Please transcribe the listing below in full and word for word, without its pictures.

-----

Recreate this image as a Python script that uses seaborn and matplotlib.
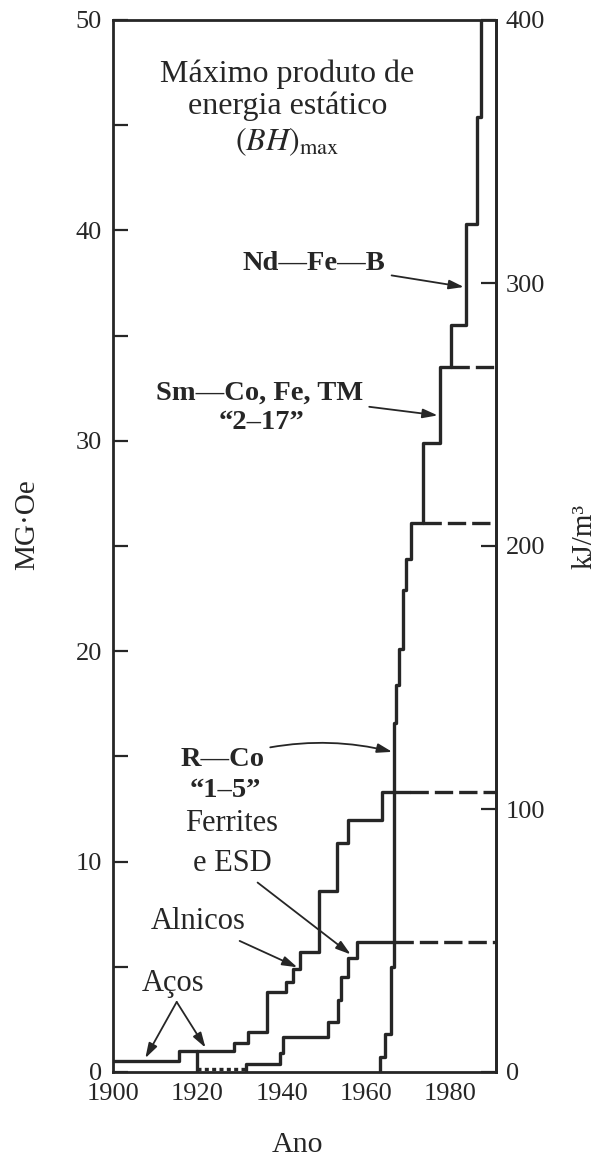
import matplotlib
matplotlib.use("Agg")
import matplotlib.pyplot as plt
import seaborn as sns

# Record (BH)max, in MG·Oe, of the permanent-magnet families by year.
# Each list pair is a staircase: the value holds from its year until the next one.
steel_alnico_year = [1900, 1915.6, 1928.7, 1931.9, 1936.4, 1941.1, 1942.7,
                     1944.3, 1948.9, 1953.2, 1955.7, 1963.7, 1970.3]
steel_alnico_bh = [0.5, 1.0, 1.4, 1.9, 3.8, 4.3, 4.9, 5.7, 8.6, 10.9, 12.0,
                   13.3, 13.3]

ferrite_year = [1931.5, 1931.5, 1939.6, 1940.4, 1951.0, 1953.3, 1954.1,
                1955.7, 1957.8, 1966.9]
ferrite_bh = [0.0, 0.4, 0.9, 1.65, 2.4, 3.4, 4.5, 5.4, 6.2, 6.2]

# early ferrite/ESD trace: riser at 1920 and the dotted baseline after it
ferrite_early_year = [1920.0, 1920.0]
ferrite_early_bh = [1.0, 0.0]
ferrite_base_year = [1920.0, 1931.5]
ferrite_base_bh = [0.12, 0.12]

# rare-earth magnets: R–Co "1–5", Sm–Co "2–17", then Nd–Fe–B
rare_earth_year = [1963.4, 1963.4, 1964.6, 1965.8, 1966.7, 1967.2, 1967.7,
                   1968.7, 1969.4, 1970.7, 1973.5, 1977.6, 1980.2, 1983.7,
                   1986.3, 1987.2]
rare_earth_bh = [0.0, 0.7, 1.8, 5.0, 16.6, 18.4, 20.1, 22.9, 24.4, 26.1,
                 29.9, 33.5, 35.5, 40.3, 45.4, 52.0]

# plateaus carried forward (dashed) to the end of the time axis
plateau_start = [1970.3, 1966.9, 1973.5, 1980.2]
plateau_bh = [13.3, 6.2, 26.1, 33.5]

year_ticks = [1900, 1920, 1940, 1960, 1980]
mgoe_ticks = [0, 10, 20, 30, 40, 50]
mgoe_minor = [5, 15, 25, 35, 45]
kj_ticks = [0, 100, 200, 300, 400]
YEAR_END = 1990.8

sns.set_theme(style="white")
plt.rcParams["font.family"] = ["Liberation Serif", "DejaVu Serif"]
plt.rcParams["mathtext.fontset"] = "stix"

INK = "#262626"
LW = 2.4

fig = plt.figure(figsize=(6.03, 11.58), dpi=100)
ax = fig.add_axes([113 / 603, 86 / 1158, 383 / 603, 1052 / 1158])


def stairs(x, y, **kw):
    sns.lineplot(x=x, y=y, ax=ax, estimator=None, sort=False,
                 drawstyle="steps-post", color=INK, linewidth=LW,
                 legend=False, **kw)


stairs(steel_alnico_year, steel_alnico_bh)
stairs(ferrite_year, ferrite_bh)
stairs(ferrite_early_year, ferrite_early_bh)
stairs(rare_earth_year, rare_earth_bh)
sns.lineplot(x=ferrite_base_year, y=ferrite_base_bh, ax=ax, estimator=None,
             sort=False, color=INK, linewidth=LW, linestyle=(0, (1.2, 1.0)),
             legend=False)
for start, level in zip(plateau_start, plateau_bh):
    sns.lineplot(x=[start, YEAR_END], y=[level, level], ax=ax,
                 estimator=None, sort=False, color=INK, linewidth=LW,
                 linestyle=(0, (5.5, 1.8)), legend=False)

ax.set_xlim(1900, YEAR_END)
ax.set_ylim(0, 50)
ax.set_xticks(year_ticks)
ax.set_yticks(mgoe_ticks)
ax.set_yticks(mgoe_minor, minor=True)
ax.tick_params(axis="both", which="both", direction="in", length=11,
               width=1.6, color=INK, labelcolor=INK, labelsize=19, pad=8)
for side in ["left", "bottom", "top", "right"]:
    ax.spines[side].set_linewidth(2.0)
    ax.spines[side].set_color(INK)

ax2 = ax.twinx()
ax2.set_ylim(0, 400)
ax2.set_yticks(kj_ticks)
ax2.tick_params(axis="y", direction="in", length=11, width=1.6, color=INK,
                labelcolor=INK, labelsize=19, pad=7)
for side in ["left", "bottom", "top"]:
    ax2.spines[side].set_visible(False)
ax2.spines["right"].set_linewidth(2.0)
ax2.spines["right"].set_color(INK)
ax2.grid(False)
ax.grid(False)

ax.set_xlabel("Ano", fontsize=21.5, color=INK)
ax.xaxis.set_label_coords(0.482, -0.0694)
ax.xaxis.label.set_va("center")
ax.set_ylabel("MG·Oe", fontsize=21, color=INK)
ax.yaxis.set_label_coords(-0.2245, 0.52)
ax.yaxis.label.set_va("center")
ax2.set_ylabel("kJ/m³", fontsize=21, color=INK, rotation=90)
ax2.yaxis.set_label_coords(1.2298, 0.5086)
ax2.yaxis.label.set_va("center")

ax.text(1941.3, 45.8, "Máximo produto de\nenergia estático\n$(BH)_{\\rm max}$",
        ha="center", va="center", fontsize=23, color=INK, linespacing=1.15)

arrow = dict(arrowstyle="-|>,head_length=0.45,head_width=0.14", color=INK,
             lw=1.3, shrinkA=2, shrinkB=1, mutation_scale=20)
label_kw = dict(ha="center", va="center", color=INK)

ax.annotate("Nd—Fe—B", xy=(1983.5, 37.3), xytext=(1947.7, 38.45),
            fontsize=20.5, fontweight="bold", arrowprops=arrow, **label_kw)
ax.annotate("Sm—Co, Fe, TM", xy=(1977.3, 31.2), xytext=(1934.75, 32.27),
            fontsize=20.5, fontweight="bold", arrowprops=arrow, **label_kw)
ax.text(1935.3, 30.85, "“2–17”", fontsize=20.5, fontweight="bold", **label_kw)
ax.annotate("R—Co", xy=(1966.5, 15.2), xytext=(1925.9, 14.83),
            fontsize=20.5, fontweight="bold",
            arrowprops=dict(arrow, connectionstyle="arc3,rad=-0.15"),
            **label_kw)
ax.text(1926.6, 13.4, "“1–5”", fontsize=20.5, fontweight="bold", **label_kw)
ax.text(1928.2, 11.83, "Ferrites", fontsize=22, **label_kw)
ax.annotate("e ESD", xy=(1956.6, 5.55), xytext=(1928.3, 9.93),
            fontsize=22, arrowprops=arrow, **label_kw)
ax.annotate("Alnicos", xy=(1944.0, 4.95), xytext=(1920.2, 7.13),
            fontsize=22, arrowprops=arrow, **label_kw)
ax.text(1914.3, 4.23, "Aços", fontsize=22, **label_kw)
for tip in [(1907.5, 0.6), (1922.1, 1.1)]:
    ax.annotate("", xy=tip, xytext=(1915.1, 3.33),
                arrowprops=dict(arrow, shrinkA=0))

fig.savefig("out.png", dpi=100)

-----

TASK OUTPUT ->
Recreate this image as a Python script that uses seaborn and matplotlib.
import matplotlib
matplotlib.use("Agg")
import matplotlib.pyplot as plt
import seaborn as sns

# Record (BH)max, in MG·Oe, of the permanent-magnet families by year.
# Each list pair is a staircase: the value holds from its year until the next one.
steel_alnico_year = [1900, 1915.6, 1928.7, 1931.9, 1936.4, 1941.1, 1942.7,
                     1944.3, 1948.9, 1953.2, 1955.7, 1963.7, 1970.3]
steel_alnico_bh = [0.5, 1.0, 1.4, 1.9, 3.8, 4.3, 4.9, 5.7, 8.6, 10.9, 12.0,
                   13.3, 13.3]

ferrite_year = [1931.5, 1931.5, 1939.6, 1940.4, 1951.0, 1953.3, 1954.1,
                1955.7, 1957.8, 1966.9]
ferrite_bh = [0.0, 0.4, 0.9, 1.65, 2.4, 3.4, 4.5, 5.4, 6.2, 6.2]

# early ferrite/ESD trace: riser at 1920 and the dotted baseline after it
ferrite_early_year = [1920.0, 1920.0]
ferrite_early_bh = [1.0, 0.0]
ferrite_base_year = [1920.0, 1931.5]
ferrite_base_bh = [0.12, 0.12]

# rare-earth magnets: R–Co "1–5", Sm–Co "2–17", then Nd–Fe–B
rare_earth_year = [1963.4, 1963.4, 1964.6, 1965.8, 1966.7, 1967.2, 1967.7,
                   1968.7, 1969.4, 1970.7, 1973.5, 1977.6, 1980.2, 1983.7,
                   1986.3, 1987.2]
rare_earth_bh = [0.0, 0.7, 1.8, 5.0, 16.6, 18.4, 20.1, 22.9, 24.4, 26.1,
                 29.9, 33.5, 35.5, 40.3, 45.4, 52.0]

# plateaus carried forward (dashed) to the end of the time axis
plateau_start = [1970.3, 1966.9, 1973.5, 1980.2]
plateau_bh = [13.3, 6.2, 26.1, 33.5]

year_ticks = [1900, 1920, 1940, 1960, 1980]
mgoe_ticks = [0, 10, 20, 30, 40, 50]
mgoe_minor = [5, 15, 25, 35, 45]
kj_ticks = [0, 100, 200, 300, 400]
YEAR_END = 1990.8

sns.set_theme(style="white")
plt.rcParams["font.family"] = ["Liberation Serif", "DejaVu Serif"]
plt.rcParams["mathtext.fontset"] = "stix"

INK = "#262626"
LW = 2.4

fig = plt.figure(figsize=(6.03, 11.58), dpi=100)
ax = fig.add_axes([113 / 603, 86 / 1158, 383 / 603, 1052 / 1158])


def stairs(x, y, **kw):
    sns.lineplot(x=x, y=y, ax=ax, estimator=None, sort=False,
                 drawstyle="steps-post", color=INK, linewidth=LW,
                 legend=False, **kw)


stairs(steel_alnico_year, steel_alnico_bh)
stairs(ferrite_year, ferrite_bh)
stairs(ferrite_early_year, ferrite_early_bh)
stairs(rare_earth_year, rare_earth_bh)
sns.lineplot(x=ferrite_base_year, y=ferrite_base_bh, ax=ax, estimator=None,
             sort=False, color=INK, linewidth=LW, linestyle=(0, (1.2, 1.0)),
             legend=False)
for start, level in zip(plateau_start, plateau_bh):
    sns.lineplot(x=[start, YEAR_END], y=[level, level], ax=ax,
                 estimator=None, sort=False, color=INK, linewidth=LW,
                 linestyle=(0, (5.5, 1.8)), legend=False)

ax.set_xlim(1900, YEAR_END)
ax.set_ylim(0, 50)
ax.set_xticks(year_ticks)
ax.set_yticks(mgoe_ticks)
ax.set_yticks(mgoe_minor, minor=True)
ax.tick_params(axis="both", which="both", direction="in", length=11,
               width=1.6, color=INK, labelcolor=INK, labelsize=19, pad=8)
for side in ["left", "bottom", "top", "right"]:
    ax.spines[side].set_linewidth(2.0)
    ax.spines[side].set_color(INK)

ax2 = ax.twinx()
ax2.set_ylim(0, 400)
ax2.set_yticks(kj_ticks)
ax2.tick_params(axis="y", direction="in", length=11, width=1.6, color=INK,
                labelcolor=INK, labelsize=19, pad=7)
for side in ["left", "bottom", "top"]:
    ax2.spines[side].set_visible(False)
ax2.spines["right"].set_linewidth(2.0)
ax2.spines["right"].set_color(INK)
ax2.grid(False)
ax.grid(False)

ax.set_xlabel("Ano", fontsize=21.5, color=INK)
ax.xaxis.set_label_coords(0.482, -0.0694)
ax.xaxis.label.set_va("center")
ax.set_ylabel("MG·Oe", fontsize=21, color=INK)
ax.yaxis.set_label_coords(-0.2245, 0.52)
ax.yaxis.label.set_va("center")
ax2.set_ylabel("kJ/m³", fontsize=21, color=INK, rotation=90)
ax2.yaxis.set_label_coords(1.2298, 0.5086)
ax2.yaxis.label.set_va("center")

ax.text(1941.3, 45.8, "Máximo produto de\nenergia estático\n$(BH)_{\\rm max}$",
        ha="center", va="center", fontsize=23, color=INK, linespacing=1.15)

arrow = dict(arrowstyle="-|>,head_length=0.45,head_width=0.14", color=INK,
             lw=1.3, shrinkA=2, shrinkB=1, mutation_scale=20)
label_kw = dict(ha="center", va="center", color=INK)

ax.annotate("Nd—Fe—B", xy=(1983.5, 37.3), xytext=(1947.7, 38.45),
            fontsize=20.5, fontweight="bold", arrowprops=arrow, **label_kw)
ax.annotate("Sm—Co, Fe, TM", xy=(1977.3, 31.2), xytext=(1934.75, 32.27),
            fontsize=20.5, fontweight="bold", arrowprops=arrow, **label_kw)
ax.text(1935.3, 30.85, "“2–17”", fontsize=20.5, fontweight="bold", **label_kw)
ax.annotate("R—Co", xy=(1966.5, 15.2), xytext=(1925.9, 14.83),
            fontsize=20.5, fontweight="bold",
            arrowprops=dict(arrow, connectionstyle="arc3,rad=-0.15"),
            **label_kw)
ax.text(1926.6, 13.4, "“1–5”", fontsize=20.5, fontweight="bold", **label_kw)
ax.text(1928.2, 11.83, "Ferrites", fontsize=22, **label_kw)
ax.annotate("e ESD", xy=(1956.6, 5.55), xytext=(1928.3, 9.93),
            fontsize=22, arrowprops=arrow, **label_kw)
ax.annotate("Alnicos", xy=(1944.0, 4.95), xytext=(1920.2, 7.13),
            fontsize=22, arrowprops=arrow, **label_kw)
ax.text(1914.3, 4.23, "Aços", fontsize=22, **label_kw)
for tip in [(1907.5, 0.6), (1922.1, 1.1)]:
    ax.annotate("", xy=tip, xytext=(1915.1, 3.33),
                arrowprops=dict(arrow, shrinkA=0))

fig.savefig("out.png", dpi=100)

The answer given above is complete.